Le gouverneur L.... un jour que les gardiens ne lui avaient signalé aucun prisonnier à punir, se montra très désappointé, car il avait la bonne habitude de faire donner chaque matin le knout à trente ou quarante galériens. Il se mit à rôder parmi les travailleurs et remarquant une légère déchirure au vêtement de l’un d’entre eux, il le héla brutalement : « Ici, cria-t-il, coquin. Qu’est-ce que vous avez fait ? On dirait que votre veste est déchirée ? »

— Oui, votre Excellence.

— Eh ! bien. Comment l’avez-vous déchirée ?
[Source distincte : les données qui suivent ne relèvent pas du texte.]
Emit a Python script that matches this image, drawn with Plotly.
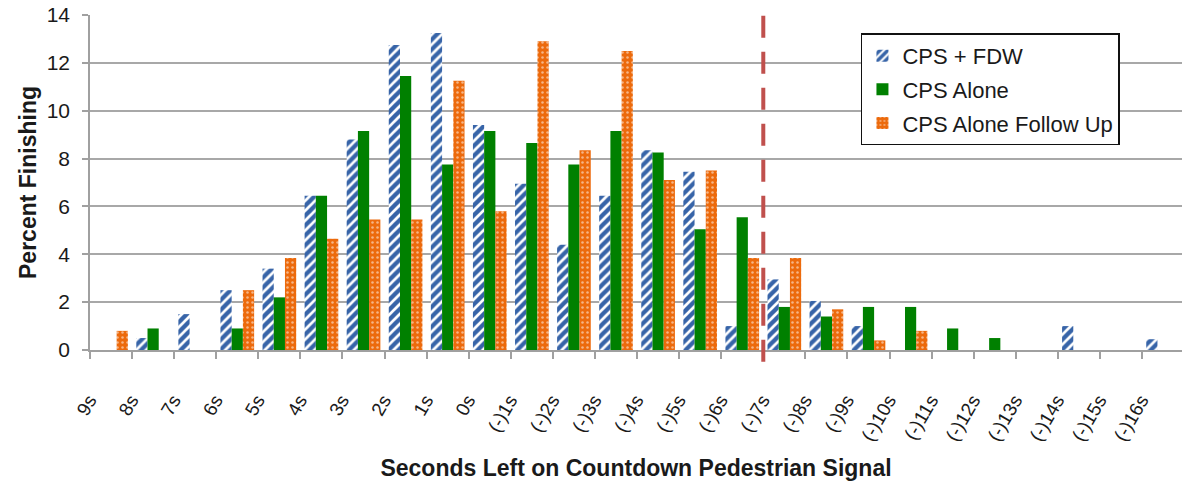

— En travaillant, votre Excellence.

— Et vous vous imaginez que je vais croire cela ? Vous ne travaillez jamais. Chien ! Brute ! Pourceau ! Pourquoi ne pas l’avoir raccommodée ?

— je n’avais pas ce qu’il fallait, Excellence.

— Hein ? Quoi ! Coupez un morceau de votre peau, cochon, et bouchez le trou de votre habit. Est-ce que vous m’entendez ? Je vais vous faire attacher et mettre en pièces. Ici, l’exécuteur, attachez-moi cette crapule sur la jument et fouaillez-le jusqu’à ce qu’il n’ait plus de peau depuis la ceinture jusqu’au cou !

L’ignoble brute resta pour assister à la torture de sa victime et, comme le malheureux galérien gémissait à fendre l’âme et osait émettre une plainte, il augmenta la peine prononcée : — Fouettez-le maintenant, dit-il, depuis les genoux jusqu’aux reins. Je lui apprendrai à murmurer !

Le galérien mourut sous les coups. Ce n’était plus qu’une masse sanglante quand on l’emporta. Son décès fut inscrit sur les registres de la prison avec la mention : succombé au climat.

Voici un autre exemple :

Ivan Ivanovitch se trouva un matin dans l’incapacité absolue de se lever pour aller au travail. C’était un colon, vivant en ménage avec Anna, la femme d’un noble qui s’était laissée aller un jour à commettre un crime et s’était vu déporter à Sakhaline. Elle vint au bureau dire que son « mari » était trop malade pour faire ses heures de travail et demanda la visite du médecin. Ce matin-là le gouverneur était d’humeur méchante, la liste des prisonniers à fouetter était courte. Il répondit qu’il irait lui-même, ce qu’il fit aussitôt, escorté d’un groupe de forçats. Entrant dans la hutte il cria : « Ivan, canaille, sortez ! » Pour obéir au maître, Ivan se traîna comme il put et sortit, tremblant sur ses jambes. « Vous voyez ! s’écria le gouverneur, Ivan veut fainéanter aujourd’hui. Il peut marcher, donc il peut travailler. Anna a menti. Déshabillez-les et liez-les à cet arbre. »

Quand ce fut fait, il se mit à hurler : « Exécuteur ! je vous ai dit de les déshabiller, vous ne l’avez fait qu’à moitié ».

On leur enleva donc tous leurs vêtements et on les suspendit, liés par les mains, nus comme des vers, à une grosse branche.

— Maintenant fouettez-les tous les deux !

L’exécuteur commença, mais ses efforts n’eurent pas le don de plaire au gouverneur qui lui arracha le knout des mains, lui en donna deux ou trois coups pour le punir de sa mollesse et se mit à fouetter avec rage les deux corps palpitants, éjaculant de grossières injures et de honteuses plaisanteries quand il frappait quelque endroit non encore flagellé. « Voilà, pourceaux, cria-t-il, quand il se sentit enfin exténué par sa hideuse besogne et que ses deux victimes furent couvertes de sang, ceci vous apprendra à essayer de me tromper ! » Et il partit, les laissant là, toujours liés à l’arbre, nus et sanglants sur la neige. Ce ne fut que plusieurs heures après qu’il ordonna d’aller les détacher. Comme on pouvait s’y attendre, l’homme succomba au climat, mais la femme revint à la santé. Comme sa libération était prochaine, le gouverneur se souvint un beau jour de la petite scène devant la hutte. Il s’effraya ; rien d’improbable, en effet, à ce qu’on crût à la parole d’une dame noble si elle venait à divulguer son crime. Il ordonna donc de la faire passer sous le knout, fit répéter cette torture plusieurs jours et ne s’arrêta que lorsqu’elle eut succombé, elle aussi, au climat, pour la plus grande tranquillité de son bourreau.